How she loves cherry blossoms. I am indifferent to them, but I rejoice in the pleasure they bring her as I watch her dance beneath the cherry tree. My smile nearly matches her own as she kicks and spins in a dance routine she learned as a child in her ballet lessons.
Her brown eyes flash in delight as her long, chestnut hair fans out behind her from the force of her twirling among the wind-blown blossoms. Her white summer dress mimics her flowing tresses, displaying the bare feet and shapely legs beneath.
If ever I needed proof of the existence of God, this was it. Only a being of such depthless love and inspiration could create a thing of beauty that even the universe, with its trillions of brilliant stars and majestic nebulae, pale to insignificance next to her.
I never see the truck that broadsides us later that day. We are crossing the intersection when the whole world violently shifts beneath us. I know that the force of the impact must have created a massive cacophony of noise, but all is silent to my perception. Time seems to slow to a glacial pace.
Out of the corner of my eye, I barely perceive her head whip forcefully to the side and strike the top of the door. Bright red cherry blossoms erupt all around me, dancing, twirling, and tumbling impossibly slow.
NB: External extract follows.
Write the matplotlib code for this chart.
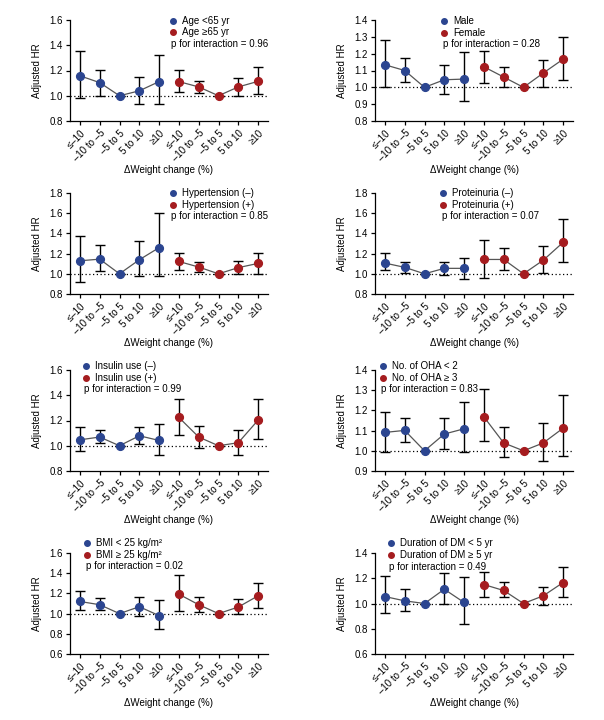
import matplotlib
matplotlib.use("Agg")
import matplotlib.pyplot as plt

plt.rcParams['font.family'] = ['Liberation Sans', 'DejaVu Sans']
plt.rcParams['font.size'] = 7

BLUE = '#2b4590'
RED = '#a51c1f'

categories = ["≤–10", "–10 to –5", "–5 to 5", "5 to 10", "≥10"]

# each panel: (label_a, label_b, p value, ylim, yticks,
#              hr_a, low_a, up_a, hr_b, low_b, up_b)
age_labels = ("Age <65 yr", "Age ≥65 yr")
age_p = "0.96"
age_hr_a = [1.158, 1.104, 1.0, 1.039, 1.112]
age_lo_a = [0.979, 1.000, 1.0, 0.932, 0.932]
age_up_a = [1.356, 1.203, 1.0, 1.148, 1.322]
age_hr_b = [1.112, 1.070, 1.0, 1.070, 1.114]
age_lo_b = [1.026, 1.018, 1.0, 1.000, 1.010]
age_up_b = [1.203, 1.119, 1.0, 1.143, 1.231]

sex_labels = ("Male", "Female")
sex_p = "0.28"
sex_hr_a = [1.134, 1.100, 1.0, 1.045, 1.049]
sex_lo_a = [1.000, 1.030, 1.0, 0.959, 0.921]
sex_up_a = [1.281, 1.175, 1.0, 1.134, 1.211]
sex_hr_b = [1.122, 1.061, 1.0, 1.085, 1.167]
sex_lo_b = [1.026, 1.000, 1.0, 1.000, 1.041]
sex_up_b = [1.217, 1.122, 1.0, 1.165, 1.301]

htn_labels = ("Hypertension (–)", "Hypertension (+)")
htn_p = "0.85"
htn_hr_a = [1.129, 1.145, 1.0, 1.139, 1.259]
htn_lo_a = [0.914, 1.025, 1.0, 0.979, 0.982]
htn_up_a = [1.373, 1.282, 1.0, 1.321, 1.604]
htn_hr_b = [1.122, 1.067, 1.0, 1.061, 1.103]
htn_lo_b = [1.041, 1.018, 1.0, 1.000, 1.000]
htn_up_b = [1.207, 1.119, 1.0, 1.129, 1.207]

prot_labels = ("Proteinuria (–)", "Proteinuria (+)")
prot_p = "0.07"
prot_hr_a = [1.106, 1.064, 1.0, 1.054, 1.054]
prot_lo_a = [1.041, 1.012, 1.0, 0.992, 0.953]
prot_up_a = [1.207, 1.119, 1.0, 1.119, 1.155]
prot_hr_b = [1.142, 1.142, 1.0, 1.135, 1.311]
prot_lo_b = [0.960, 1.041, 1.0, 1.012, 1.119]
prot_up_b = [1.331, 1.256, 1.0, 1.272, 1.546]

ins_labels = ("Insulin use (–)", "Insulin use (+)")
ins_p = "0.99"
ins_hr_a = [1.047, 1.069, 1.0, 1.079, 1.042]
ins_lo_a = [0.958, 1.018, 1.0, 1.013, 0.926]
ins_up_a = [1.148, 1.127, 1.0, 1.150, 1.169]
ins_hr_b = [1.224, 1.069, 1.0, 1.024, 1.203]
ins_lo_b = [1.082, 0.979, 1.0, 0.923, 1.050]
ins_up_b = [1.372, 1.153, 1.0, 1.127, 1.372]

oha_labels = ("No. of OHA < 2", "No. of OHA ≥ 3")
oha_p = "0.83"
oha_hr_a = [1.091, 1.101, 1.0, 1.083, 1.109]
oha_lo_a = [0.992, 1.042, 1.0, 1.011, 0.996]
oha_up_a = [1.192, 1.160, 1.0, 1.160, 1.240]
oha_hr_b = [1.168, 1.039, 1.0, 1.039, 1.112]
oha_lo_b = [1.047, 0.969, 1.0, 0.948, 0.972]
oha_up_b = [1.304, 1.117, 1.0, 1.138, 1.276]

bmi_labels = ("BMI < 25 kg/m²", "BMI ≥ 25 kg/m²")
bmi_p = "0.02"
bmi_hr_a = [1.120, 1.088, 1.0, 1.068, 0.980]
bmi_lo_a = [1.039, 1.039, 1.0, 0.977, 0.844]
bmi_up_a = [1.228, 1.153, 1.0, 1.160, 1.130]
bmi_hr_b = [1.192, 1.088, 1.0, 1.065, 1.176]
bmi_lo_b = [1.029, 1.016, 1.0, 0.993, 1.055]
bmi_up_b = [1.378, 1.169, 1.0, 1.140, 1.306]

dm_labels = ("Duration of DM < 5 yr", "Duration of DM ≥ 5 yr")
dm_p = "0.49"
dm_hr_a = [1.055, 1.021, 1.0, 1.113, 1.008]
dm_lo_a = [0.926, 0.942, 1.0, 1.000, 0.839]
dm_up_a = [1.214, 1.111, 1.0, 1.240, 1.206]
dm_hr_b = [1.150, 1.103, 1.0, 1.061, 1.166]
dm_lo_b = [1.053, 1.053, 1.0, 0.989, 1.053]
dm_up_b = [1.248, 1.169, 1.0, 1.127, 1.288]

panels = [
    (age_labels, age_p, (0.8, 1.6), [0.8, 1.0, 1.2, 1.4, 1.6],
     age_hr_a, age_lo_a, age_up_a, age_hr_b, age_lo_b, age_up_b),
    (sex_labels, sex_p, (0.8, 1.4), [0.8, 0.9, 1.0, 1.1, 1.2, 1.3, 1.4],
     sex_hr_a, sex_lo_a, sex_up_a, sex_hr_b, sex_lo_b, sex_up_b),
    (htn_labels, htn_p, (0.8, 1.8), [0.8, 1.0, 1.2, 1.4, 1.6, 1.8],
     htn_hr_a, htn_lo_a, htn_up_a, htn_hr_b, htn_lo_b, htn_up_b),
    (prot_labels, prot_p, (0.8, 1.8), [0.8, 1.0, 1.2, 1.4, 1.6, 1.8],
     prot_hr_a, prot_lo_a, prot_up_a, prot_hr_b, prot_lo_b, prot_up_b),
    (ins_labels, ins_p, (0.8, 1.6), [0.8, 1.0, 1.2, 1.4, 1.6],
     ins_hr_a, ins_lo_a, ins_up_a, ins_hr_b, ins_lo_b, ins_up_b),
    (oha_labels, oha_p, (0.9, 1.4), [0.9, 1.0, 1.1, 1.2, 1.3, 1.4],
     oha_hr_a, oha_lo_a, oha_up_a, oha_hr_b, oha_lo_b, oha_up_b),
    (bmi_labels, bmi_p, (0.6, 1.6), [0.6, 0.8, 1.0, 1.2, 1.4, 1.6],
     bmi_hr_a, bmi_lo_a, bmi_up_a, bmi_hr_b, bmi_lo_b, bmi_up_b),
    (dm_labels, dm_p, (0.6, 1.4), [0.6, 0.8, 1.0, 1.2, 1.4],
     dm_hr_a, dm_lo_a, dm_up_a, dm_hr_b, dm_lo_b, dm_up_b),
]

# legend anchor (axes fraction) for each panel: x of dot, y of first row
legend_pos = [(0.52, 0.993), (0.35, 0.99), (0.52, 1.0), (0.345, 1.0),
              (0.08, 1.04), (0.04, 1.04), (0.087, 1.10), (0.08, 1.095)]

W, H = 604, 720
col_left = [70, 375]
row_top = [20, 193, 370, 553]
ax_w, ax_h = 198, 101

fig = plt.figure(figsize=(W / 100, H / 100), dpi=100)

for i, panel in enumerate(panels):
    labels, p, ylim, yticks, hr_a, lo_a, up_a, hr_b, lo_b, up_b = panel
    r, c = divmod(i, 2)
    ax = fig.add_axes([col_left[c] / W, 1 - (row_top[r] + ax_h) / H, ax_w / W, ax_h / H])

    n = len(categories)
    xa = list(range(n))
    xb = list(range(n, 2 * n))

    ax.axhline(1.0, color='black', linestyle=(0, (1, 2)), linewidth=0.9, zorder=1)

    for xs, hr, lo, up, col in [(xa, hr_a, lo_a, up_a, BLUE), (xb, hr_b, lo_b, up_b, RED)]:
        err = [[h - l for h, l in zip(hr, lo)], [u - h for h, u in zip(hr, up)]]
        ax.errorbar(xs, hr, yerr=err, fmt='none', ecolor='black', elinewidth=1.0,
                    capsize=3.5, capthick=1.0, zorder=2)
        ax.plot(xs, hr, color='#555555', linewidth=0.9, zorder=3)
        ax.plot(xs, hr, 'o', color=col, markersize=5.6, zorder=4)

    ax.set_xlim(-0.5, 2 * n - 0.5)
    ax.set_ylim(*ylim)
    ax.set_yticks(yticks)
    ax.set_yticklabels([f"{t:.1f}" for t in yticks])
    ax.set_xticks(xa + xb)
    ax.set_xticklabels(categories * 2, rotation=45, ha='right', rotation_mode='anchor')
    ax.tick_params(axis='both', direction='out', length=3, width=0.9, labelsize=7, pad=2)
    for s in ['top', 'right']:
        ax.spines[s].set_visible(False)
    for s in ['left', 'bottom']:
        ax.spines[s].set_linewidth(0.9)

    ax.text(-0.165, 0.5, "Adjusted HR", transform=ax.transAxes, rotation=90,
            ha='center', va='center', fontsize=7)
    ax.text(0.5, -0.49, "ΔWeight change (%)", transform=ax.transAxes,
            ha='center', va='center', fontsize=7)

    lx, ly = legend_pos[i]
    step = 11.6 / ax_h
    ax.plot([lx], [ly], 'o', color=BLUE, markersize=4, transform=ax.transAxes, clip_on=False)
    ax.plot([lx], [ly - step], 'o', color=RED, markersize=4, transform=ax.transAxes, clip_on=False)
    ax.text(lx + 0.045, ly, labels[0], transform=ax.transAxes, va='center', ha='left', fontsize=7)
    ax.text(lx + 0.045, ly - step, labels[1], transform=ax.transAxes, va='center', ha='left', fontsize=7)
    ax.text(lx - 0.008, ly - 2 * step, f"p for interaction = {p}", transform=ax.transAxes,
            va='center', ha='left', fontsize=7)

fig.savefig("out.png", dpi=100)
I feel them kiss my exposed skin and brush against my hair as the world spins in a parody of her dance earlier in the day.
If ever I needed proof of God, this is it. Only a being of immense cruelty and capriciousness could ever cause such pain and create a void so vast within my heart and soul that the immeasurable emptiness of space seems crowded in comparison.
Released from the hospital today, I stumble off my porch and stagger toward the cheery tree, half blinded by the tears cascading from my eyes, a chainsaw clutched painfully in my grip. How I abhor cherry blossoms.